[Begin]
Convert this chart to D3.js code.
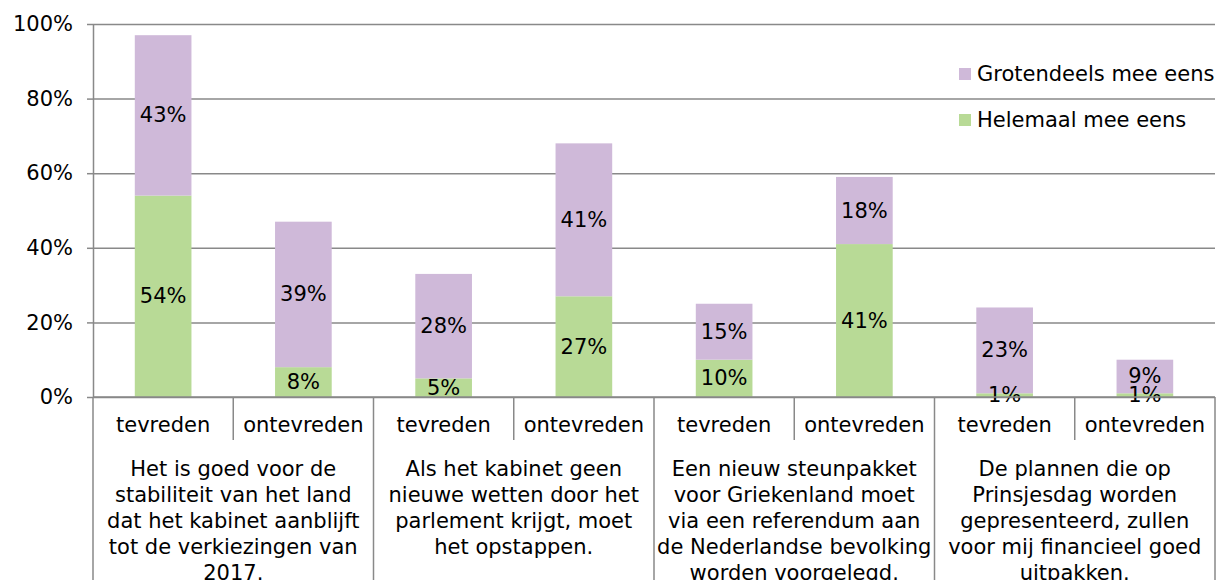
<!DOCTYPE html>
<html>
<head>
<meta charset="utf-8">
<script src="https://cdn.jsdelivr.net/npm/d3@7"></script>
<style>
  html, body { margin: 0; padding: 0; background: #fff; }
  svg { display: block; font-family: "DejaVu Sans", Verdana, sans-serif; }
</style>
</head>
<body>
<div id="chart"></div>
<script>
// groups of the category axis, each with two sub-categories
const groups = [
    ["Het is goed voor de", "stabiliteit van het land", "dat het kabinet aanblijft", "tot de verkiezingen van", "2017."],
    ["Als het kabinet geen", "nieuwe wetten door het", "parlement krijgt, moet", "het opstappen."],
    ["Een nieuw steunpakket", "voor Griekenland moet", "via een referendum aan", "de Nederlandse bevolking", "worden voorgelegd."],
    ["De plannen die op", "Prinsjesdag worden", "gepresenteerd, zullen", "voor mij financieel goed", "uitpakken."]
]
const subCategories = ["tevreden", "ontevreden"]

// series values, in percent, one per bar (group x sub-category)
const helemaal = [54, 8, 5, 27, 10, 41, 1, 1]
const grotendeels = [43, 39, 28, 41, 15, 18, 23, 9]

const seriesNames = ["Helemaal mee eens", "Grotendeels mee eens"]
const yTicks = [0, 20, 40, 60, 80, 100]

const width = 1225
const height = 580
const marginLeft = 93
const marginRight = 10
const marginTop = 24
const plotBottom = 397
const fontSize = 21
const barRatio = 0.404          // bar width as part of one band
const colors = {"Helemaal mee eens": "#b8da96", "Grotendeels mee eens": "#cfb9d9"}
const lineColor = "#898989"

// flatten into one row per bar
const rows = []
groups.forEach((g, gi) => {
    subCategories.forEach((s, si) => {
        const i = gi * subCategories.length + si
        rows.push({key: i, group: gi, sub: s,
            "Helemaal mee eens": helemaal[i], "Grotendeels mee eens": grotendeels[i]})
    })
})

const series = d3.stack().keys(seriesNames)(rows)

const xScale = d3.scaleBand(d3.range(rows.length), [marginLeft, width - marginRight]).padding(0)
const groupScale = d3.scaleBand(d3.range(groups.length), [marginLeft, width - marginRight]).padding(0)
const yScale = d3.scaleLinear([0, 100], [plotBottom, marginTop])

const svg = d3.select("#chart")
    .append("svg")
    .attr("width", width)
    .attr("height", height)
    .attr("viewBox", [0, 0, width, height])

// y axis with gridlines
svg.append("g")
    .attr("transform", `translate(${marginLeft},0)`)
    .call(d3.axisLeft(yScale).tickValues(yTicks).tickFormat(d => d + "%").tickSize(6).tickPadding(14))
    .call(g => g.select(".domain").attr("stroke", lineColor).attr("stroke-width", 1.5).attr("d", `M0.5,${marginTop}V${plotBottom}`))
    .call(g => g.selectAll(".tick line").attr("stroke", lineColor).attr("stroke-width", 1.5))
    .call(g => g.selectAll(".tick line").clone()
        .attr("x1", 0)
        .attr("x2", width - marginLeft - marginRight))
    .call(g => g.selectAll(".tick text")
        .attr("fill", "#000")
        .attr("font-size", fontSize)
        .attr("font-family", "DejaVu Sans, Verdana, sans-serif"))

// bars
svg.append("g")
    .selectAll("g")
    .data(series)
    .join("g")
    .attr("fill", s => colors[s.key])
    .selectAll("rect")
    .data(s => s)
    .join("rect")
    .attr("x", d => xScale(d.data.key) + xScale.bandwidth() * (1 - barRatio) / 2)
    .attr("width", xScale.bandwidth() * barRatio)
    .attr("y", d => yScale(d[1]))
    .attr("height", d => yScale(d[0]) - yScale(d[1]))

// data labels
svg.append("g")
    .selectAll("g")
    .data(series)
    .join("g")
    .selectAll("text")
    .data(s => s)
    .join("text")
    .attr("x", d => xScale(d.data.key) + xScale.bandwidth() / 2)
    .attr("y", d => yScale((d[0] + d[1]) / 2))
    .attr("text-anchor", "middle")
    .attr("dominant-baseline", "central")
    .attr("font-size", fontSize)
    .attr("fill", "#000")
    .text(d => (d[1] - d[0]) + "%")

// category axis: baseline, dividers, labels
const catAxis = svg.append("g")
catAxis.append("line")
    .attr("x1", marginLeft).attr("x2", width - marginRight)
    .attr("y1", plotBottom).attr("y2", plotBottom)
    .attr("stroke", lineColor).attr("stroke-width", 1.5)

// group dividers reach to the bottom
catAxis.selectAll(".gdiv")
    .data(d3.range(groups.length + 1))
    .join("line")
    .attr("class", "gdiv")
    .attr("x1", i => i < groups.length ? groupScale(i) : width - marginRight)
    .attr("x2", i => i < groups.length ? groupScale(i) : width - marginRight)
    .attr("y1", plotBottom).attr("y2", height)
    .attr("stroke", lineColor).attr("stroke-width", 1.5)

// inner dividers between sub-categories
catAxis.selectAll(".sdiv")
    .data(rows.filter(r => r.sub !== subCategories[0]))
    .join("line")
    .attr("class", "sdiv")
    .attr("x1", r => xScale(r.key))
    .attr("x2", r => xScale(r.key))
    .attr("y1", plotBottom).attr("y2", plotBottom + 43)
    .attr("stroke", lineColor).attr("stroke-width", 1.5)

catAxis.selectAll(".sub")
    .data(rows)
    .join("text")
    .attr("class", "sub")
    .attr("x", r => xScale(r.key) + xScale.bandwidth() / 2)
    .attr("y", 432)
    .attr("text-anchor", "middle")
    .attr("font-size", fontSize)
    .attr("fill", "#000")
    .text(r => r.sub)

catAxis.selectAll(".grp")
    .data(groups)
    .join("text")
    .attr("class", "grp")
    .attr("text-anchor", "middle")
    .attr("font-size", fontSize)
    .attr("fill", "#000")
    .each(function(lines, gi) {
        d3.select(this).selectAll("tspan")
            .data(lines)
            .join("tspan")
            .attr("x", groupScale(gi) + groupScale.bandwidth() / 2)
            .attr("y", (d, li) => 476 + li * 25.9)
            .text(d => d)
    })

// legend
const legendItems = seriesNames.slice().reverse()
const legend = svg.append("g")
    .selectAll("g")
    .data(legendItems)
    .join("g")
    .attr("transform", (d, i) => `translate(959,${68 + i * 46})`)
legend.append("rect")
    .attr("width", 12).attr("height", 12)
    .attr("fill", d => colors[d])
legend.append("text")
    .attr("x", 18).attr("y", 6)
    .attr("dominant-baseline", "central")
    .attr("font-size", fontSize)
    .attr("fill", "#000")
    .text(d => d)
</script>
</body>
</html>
[End]
Written exercise – Reproduce all of the data exactly, omitting each picture it holds.

Expected output –
Convert this chart to D3.js code.
<!DOCTYPE html>
<html>
<head>
<meta charset="utf-8">
<script src="https://cdn.jsdelivr.net/npm/d3@7"></script>
<style>
  html, body { margin: 0; padding: 0; background: #fff; }
  svg { display: block; font-family: "DejaVu Sans", Verdana, sans-serif; }
</style>
</head>
<body>
<div id="chart"></div>
<script>
// groups of the category axis, each with two sub-categories
const groups = [
    ["Het is goed voor de", "stabiliteit van het land", "dat het kabinet aanblijft", "tot de verkiezingen van", "2017."],
    ["Als het kabinet geen", "nieuwe wetten door het", "parlement krijgt, moet", "het opstappen."],
    ["Een nieuw steunpakket", "voor Griekenland moet", "via een referendum aan", "de Nederlandse bevolking", "worden voorgelegd."],
    ["De plannen die op", "Prinsjesdag worden", "gepresenteerd, zullen", "voor mij financieel goed", "uitpakken."]
]
const subCategories = ["tevreden", "ontevreden"]

// series values, in percent, one per bar (group x sub-category)
const helemaal = [54, 8, 5, 27, 10, 41, 1, 1]
const grotendeels = [43, 39, 28, 41, 15, 18, 23, 9]

const seriesNames = ["Helemaal mee eens", "Grotendeels mee eens"]
const yTicks = [0, 20, 40, 60, 80, 100]

const width = 1225
const height = 580
const marginLeft = 93
const marginRight = 10
const marginTop = 24
const plotBottom = 397
const fontSize = 21
const barRatio = 0.404          // bar width as part of one band
const colors = {"Helemaal mee eens": "#b8da96", "Grotendeels mee eens": "#cfb9d9"}
const lineColor = "#898989"

// flatten into one row per bar
const rows = []
groups.forEach((g, gi) => {
    subCategories.forEach((s, si) => {
        const i = gi * subCategories.length + si
        rows.push({key: i, group: gi, sub: s,
            "Helemaal mee eens": helemaal[i], "Grotendeels mee eens": grotendeels[i]})
    })
})

const series = d3.stack().keys(seriesNames)(rows)

const xScale = d3.scaleBand(d3.range(rows.length), [marginLeft, width - marginRight]).padding(0)
const groupScale = d3.scaleBand(d3.range(groups.length), [marginLeft, width - marginRight]).padding(0)
const yScale = d3.scaleLinear([0, 100], [plotBottom, marginTop])

const svg = d3.select("#chart")
    .append("svg")
    .attr("width", width)
    .attr("height", height)
    .attr("viewBox", [0, 0, width, height])

// y axis with gridlines
svg.append("g")
    .attr("transform", `translate(${marginLeft},0)`)
    .call(d3.axisLeft(yScale).tickValues(yTicks).tickFormat(d => d + "%").tickSize(6).tickPadding(14))
    .call(g => g.select(".domain").attr("stroke", lineColor).attr("stroke-width", 1.5).attr("d", `M0.5,${marginTop}V${plotBottom}`))
    .call(g => g.selectAll(".tick line").attr("stroke", lineColor).attr("stroke-width", 1.5))
    .call(g => g.selectAll(".tick line").clone()
        .attr("x1", 0)
        .attr("x2", width - marginLeft - marginRight))
    .call(g => g.selectAll(".tick text")
        .attr("fill", "#000")
        .attr("font-size", fontSize)
        .attr("font-family", "DejaVu Sans, Verdana, sans-serif"))

// bars
svg.append("g")
    .selectAll("g")
    .data(series)
    .join("g")
    .attr("fill", s => colors[s.key])
    .selectAll("rect")
    .data(s => s)
    .join("rect")
    .attr("x", d => xScale(d.data.key) + xScale.bandwidth() * (1 - barRatio) / 2)
    .attr("width", xScale.bandwidth() * barRatio)
    .attr("y", d => yScale(d[1]))
    .attr("height", d => yScale(d[0]) - yScale(d[1]))

// data labels
svg.append("g")
    .selectAll("g")
    .data(series)
    .join("g")
    .selectAll("text")
    .data(s => s)
    .join("text")
    .attr("x", d => xScale(d.data.key) + xScale.bandwidth() / 2)
    .attr("y", d => yScale((d[0] + d[1]) / 2))
    .attr("text-anchor", "middle")
    .attr("dominant-baseline", "central")
    .attr("font-size", fontSize)
    .attr("fill", "#000")
    .text(d => (d[1] - d[0]) + "%")

// category axis: baseline, dividers, labels
const catAxis = svg.append("g")
catAxis.append("line")
    .attr("x1", marginLeft).attr("x2", width - marginRight)
    .attr("y1", plotBottom).attr("y2", plotBottom)
    .attr("stroke", lineColor).attr("stroke-width", 1.5)

// group dividers reach to the bottom
catAxis.selectAll(".gdiv")
    .data(d3.range(groups.length + 1))
    .join("line")
    .attr("class", "gdiv")
    .attr("x1", i => i < groups.length ? groupScale(i) : width - marginRight)
    .attr("x2", i => i < groups.length ? groupScale(i) : width - marginRight)
    .attr("y1", plotBottom).attr("y2", height)
    .attr("stroke", lineColor).attr("stroke-width", 1.5)

// inner dividers between sub-categories
catAxis.selectAll(".sdiv")
    .data(rows.filter(r => r.sub !== subCategories[0]))
    .join("line")
    .attr("class", "sdiv")
    .attr("x1", r => xScale(r.key))
    .attr("x2", r => xScale(r.key))
    .attr("y1", plotBottom).attr("y2", plotBottom + 43)
    .attr("stroke", lineColor).attr("stroke-width", 1.5)

catAxis.selectAll(".sub")
    .data(rows)
    .join("text")
    .attr("class", "sub")
    .attr("x", r => xScale(r.key) + xScale.bandwidth() / 2)
    .attr("y", 432)
    .attr("text-anchor", "middle")
    .attr("font-size", fontSize)
    .attr("fill", "#000")
    .text(r => r.sub)

catAxis.selectAll(".grp")
    .data(groups)
    .join("text")
    .attr("class", "grp")
    .attr("text-anchor", "middle")
    .attr("font-size", fontSize)
    .attr("fill", "#000")
    .each(function(lines, gi) {
        d3.select(this).selectAll("tspan")
            .data(lines)
            .join("tspan")
            .attr("x", groupScale(gi) + groupScale.bandwidth() / 2)
            .attr("y", (d, li) => 476 + li * 25.9)
            .text(d => d)
    })

// legend
const legendItems = seriesNames.slice().reverse()
const legend = svg.append("g")
    .selectAll("g")
    .data(legendItems)
    .join("g")
    .attr("transform", (d, i) => `translate(959,${68 + i * 46})`)
legend.append("rect")
    .attr("width", 12).attr("height", 12)
    .attr("fill", d => colors[d])
legend.append("text")
    .attr("x", 18).attr("y", 6)
    .attr("dominant-baseline", "central")
    .attr("font-size", fontSize)
    .attr("fill", "#000")
    .text(d => d)
</script>
</body>
</html>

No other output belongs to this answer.